(EXERCISE INSTRUCTIONS):
From the records below, copy out exactly the lines from the one containing "Reproduce this diagram with TikZ." to the one containing "(0,0) rectangle (545,698);", both included. Add nothing else.
┌─ DATA SHOWN
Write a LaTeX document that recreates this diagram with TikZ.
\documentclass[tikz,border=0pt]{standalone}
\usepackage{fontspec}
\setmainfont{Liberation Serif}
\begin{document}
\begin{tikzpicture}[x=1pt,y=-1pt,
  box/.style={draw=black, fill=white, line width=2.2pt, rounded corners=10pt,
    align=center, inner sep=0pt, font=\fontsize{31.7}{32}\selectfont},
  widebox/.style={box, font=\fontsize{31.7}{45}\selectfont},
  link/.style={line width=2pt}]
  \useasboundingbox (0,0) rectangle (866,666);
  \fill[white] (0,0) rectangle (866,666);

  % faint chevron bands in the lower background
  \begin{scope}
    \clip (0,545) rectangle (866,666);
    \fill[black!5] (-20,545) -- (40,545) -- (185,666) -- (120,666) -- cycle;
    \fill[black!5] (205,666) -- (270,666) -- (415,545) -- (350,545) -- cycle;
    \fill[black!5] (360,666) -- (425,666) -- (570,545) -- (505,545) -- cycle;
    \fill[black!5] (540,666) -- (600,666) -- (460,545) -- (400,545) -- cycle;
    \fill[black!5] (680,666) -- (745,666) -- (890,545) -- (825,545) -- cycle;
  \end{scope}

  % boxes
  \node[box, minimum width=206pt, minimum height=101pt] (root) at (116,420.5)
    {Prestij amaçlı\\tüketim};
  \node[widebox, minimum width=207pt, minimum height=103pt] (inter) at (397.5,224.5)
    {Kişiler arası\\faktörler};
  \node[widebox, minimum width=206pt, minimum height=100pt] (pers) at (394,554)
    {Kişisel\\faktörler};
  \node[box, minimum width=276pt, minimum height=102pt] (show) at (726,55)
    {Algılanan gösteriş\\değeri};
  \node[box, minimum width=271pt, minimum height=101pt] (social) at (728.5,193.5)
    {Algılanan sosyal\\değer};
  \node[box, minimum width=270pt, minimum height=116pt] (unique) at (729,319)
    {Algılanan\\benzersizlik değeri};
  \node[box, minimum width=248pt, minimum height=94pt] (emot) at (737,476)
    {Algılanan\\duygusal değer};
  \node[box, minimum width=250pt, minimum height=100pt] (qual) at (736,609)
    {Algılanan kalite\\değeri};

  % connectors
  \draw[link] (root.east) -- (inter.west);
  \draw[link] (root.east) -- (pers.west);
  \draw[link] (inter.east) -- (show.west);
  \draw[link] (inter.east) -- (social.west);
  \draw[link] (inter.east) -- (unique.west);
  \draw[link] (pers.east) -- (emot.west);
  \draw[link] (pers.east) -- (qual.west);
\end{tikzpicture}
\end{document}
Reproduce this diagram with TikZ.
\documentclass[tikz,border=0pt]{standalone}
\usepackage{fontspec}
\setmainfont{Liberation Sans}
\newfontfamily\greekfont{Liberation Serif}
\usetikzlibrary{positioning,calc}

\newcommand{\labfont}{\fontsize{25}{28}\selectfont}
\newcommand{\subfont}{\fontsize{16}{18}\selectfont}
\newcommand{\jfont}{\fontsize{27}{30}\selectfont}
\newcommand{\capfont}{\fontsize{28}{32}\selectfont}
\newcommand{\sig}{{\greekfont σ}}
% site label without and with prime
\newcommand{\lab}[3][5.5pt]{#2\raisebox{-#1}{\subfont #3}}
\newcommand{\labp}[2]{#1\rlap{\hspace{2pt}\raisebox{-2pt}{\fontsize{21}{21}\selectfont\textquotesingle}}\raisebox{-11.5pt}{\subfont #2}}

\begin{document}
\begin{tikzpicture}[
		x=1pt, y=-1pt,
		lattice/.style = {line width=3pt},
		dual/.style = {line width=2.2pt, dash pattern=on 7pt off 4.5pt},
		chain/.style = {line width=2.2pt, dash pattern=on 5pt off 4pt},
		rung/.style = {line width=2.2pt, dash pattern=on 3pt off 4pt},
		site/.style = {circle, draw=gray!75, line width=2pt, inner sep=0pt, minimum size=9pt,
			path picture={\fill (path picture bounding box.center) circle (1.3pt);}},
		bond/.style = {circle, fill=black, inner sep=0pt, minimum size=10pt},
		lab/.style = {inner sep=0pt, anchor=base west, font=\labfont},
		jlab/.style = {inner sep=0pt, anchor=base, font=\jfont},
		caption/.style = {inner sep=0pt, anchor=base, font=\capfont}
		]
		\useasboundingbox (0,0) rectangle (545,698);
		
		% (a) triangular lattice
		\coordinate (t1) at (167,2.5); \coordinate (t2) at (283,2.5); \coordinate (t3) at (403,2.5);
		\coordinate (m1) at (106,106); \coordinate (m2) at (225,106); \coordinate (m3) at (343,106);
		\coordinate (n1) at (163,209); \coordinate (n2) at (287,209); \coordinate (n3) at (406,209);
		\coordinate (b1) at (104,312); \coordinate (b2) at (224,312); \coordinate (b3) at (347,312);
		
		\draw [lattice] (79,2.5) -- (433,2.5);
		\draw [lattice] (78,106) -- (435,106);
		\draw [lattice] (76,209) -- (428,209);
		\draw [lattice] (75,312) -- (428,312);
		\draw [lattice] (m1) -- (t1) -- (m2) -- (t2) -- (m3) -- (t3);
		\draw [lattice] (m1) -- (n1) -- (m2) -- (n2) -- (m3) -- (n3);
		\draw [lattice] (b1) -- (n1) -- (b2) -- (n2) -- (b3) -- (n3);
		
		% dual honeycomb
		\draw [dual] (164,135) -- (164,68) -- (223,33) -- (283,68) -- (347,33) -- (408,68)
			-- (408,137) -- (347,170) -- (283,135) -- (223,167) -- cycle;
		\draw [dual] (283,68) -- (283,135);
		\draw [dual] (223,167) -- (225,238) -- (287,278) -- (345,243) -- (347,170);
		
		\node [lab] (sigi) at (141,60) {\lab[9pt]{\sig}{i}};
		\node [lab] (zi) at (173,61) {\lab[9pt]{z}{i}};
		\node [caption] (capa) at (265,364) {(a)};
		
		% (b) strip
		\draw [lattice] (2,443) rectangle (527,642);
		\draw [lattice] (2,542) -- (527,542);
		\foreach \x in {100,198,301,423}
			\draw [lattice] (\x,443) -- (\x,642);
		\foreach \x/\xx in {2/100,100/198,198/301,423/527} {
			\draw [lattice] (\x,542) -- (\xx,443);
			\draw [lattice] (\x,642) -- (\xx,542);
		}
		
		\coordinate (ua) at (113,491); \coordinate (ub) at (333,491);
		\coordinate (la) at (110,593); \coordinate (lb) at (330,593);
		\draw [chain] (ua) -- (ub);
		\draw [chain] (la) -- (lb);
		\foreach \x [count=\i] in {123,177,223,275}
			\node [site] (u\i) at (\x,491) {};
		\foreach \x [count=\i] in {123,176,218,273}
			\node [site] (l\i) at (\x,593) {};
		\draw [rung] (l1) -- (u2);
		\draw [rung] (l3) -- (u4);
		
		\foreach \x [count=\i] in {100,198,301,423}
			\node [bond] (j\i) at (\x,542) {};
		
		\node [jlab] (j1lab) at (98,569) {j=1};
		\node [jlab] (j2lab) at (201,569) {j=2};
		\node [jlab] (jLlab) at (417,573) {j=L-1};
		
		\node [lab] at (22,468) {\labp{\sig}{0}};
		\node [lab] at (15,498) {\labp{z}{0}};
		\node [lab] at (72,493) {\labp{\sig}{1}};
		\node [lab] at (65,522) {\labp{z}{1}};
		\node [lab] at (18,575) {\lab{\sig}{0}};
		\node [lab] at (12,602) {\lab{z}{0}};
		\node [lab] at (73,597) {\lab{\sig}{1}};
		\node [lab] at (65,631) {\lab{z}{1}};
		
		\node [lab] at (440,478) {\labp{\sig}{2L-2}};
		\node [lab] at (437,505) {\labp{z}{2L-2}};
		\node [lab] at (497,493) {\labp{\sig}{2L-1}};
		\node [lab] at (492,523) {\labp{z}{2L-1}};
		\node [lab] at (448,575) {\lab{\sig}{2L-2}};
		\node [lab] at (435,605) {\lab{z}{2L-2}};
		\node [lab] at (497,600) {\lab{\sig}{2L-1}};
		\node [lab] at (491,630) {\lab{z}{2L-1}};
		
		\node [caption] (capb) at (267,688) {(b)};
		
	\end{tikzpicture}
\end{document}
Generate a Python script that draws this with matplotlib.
└─
(ANSWER TO THE EXERCISE):
Reproduce this diagram with TikZ.
\documentclass[tikz,border=0pt]{standalone}
\usepackage{fontspec}
\setmainfont{Liberation Sans}
\newfontfamily\greekfont{Liberation Serif}
\usetikzlibrary{positioning,calc}

\newcommand{\labfont}{\fontsize{25}{28}\selectfont}
\newcommand{\subfont}{\fontsize{16}{18}\selectfont}
\newcommand{\jfont}{\fontsize{27}{30}\selectfont}
\newcommand{\capfont}{\fontsize{28}{32}\selectfont}
\newcommand{\sig}{{\greekfont σ}}
% site label without and with prime
\newcommand{\lab}[3][5.5pt]{#2\raisebox{-#1}{\subfont #3}}
\newcommand{\labp}[2]{#1\rlap{\hspace{2pt}\raisebox{-2pt}{\fontsize{21}{21}\selectfont\textquotesingle}}\raisebox{-11.5pt}{\subfont #2}}

\begin{document}
\begin{tikzpicture}[
		x=1pt, y=-1pt,
		lattice/.style = {line width=3pt},
		dual/.style = {line width=2.2pt, dash pattern=on 7pt off 4.5pt},
		chain/.style = {line width=2.2pt, dash pattern=on 5pt off 4pt},
		rung/.style = {line width=2.2pt, dash pattern=on 3pt off 4pt},
		site/.style = {circle, draw=gray!75, line width=2pt, inner sep=0pt, minimum size=9pt,
			path picture={\fill (path picture bounding box.center) circle (1.3pt);}},
		bond/.style = {circle, fill=black, inner sep=0pt, minimum size=10pt},
		lab/.style = {inner sep=0pt, anchor=base west, font=\labfont},
		jlab/.style = {inner sep=0pt, anchor=base, font=\jfont},
		caption/.style = {inner sep=0pt, anchor=base, font=\capfont}
		]
		\useasboundingbox (0,0) rectangle (545,698);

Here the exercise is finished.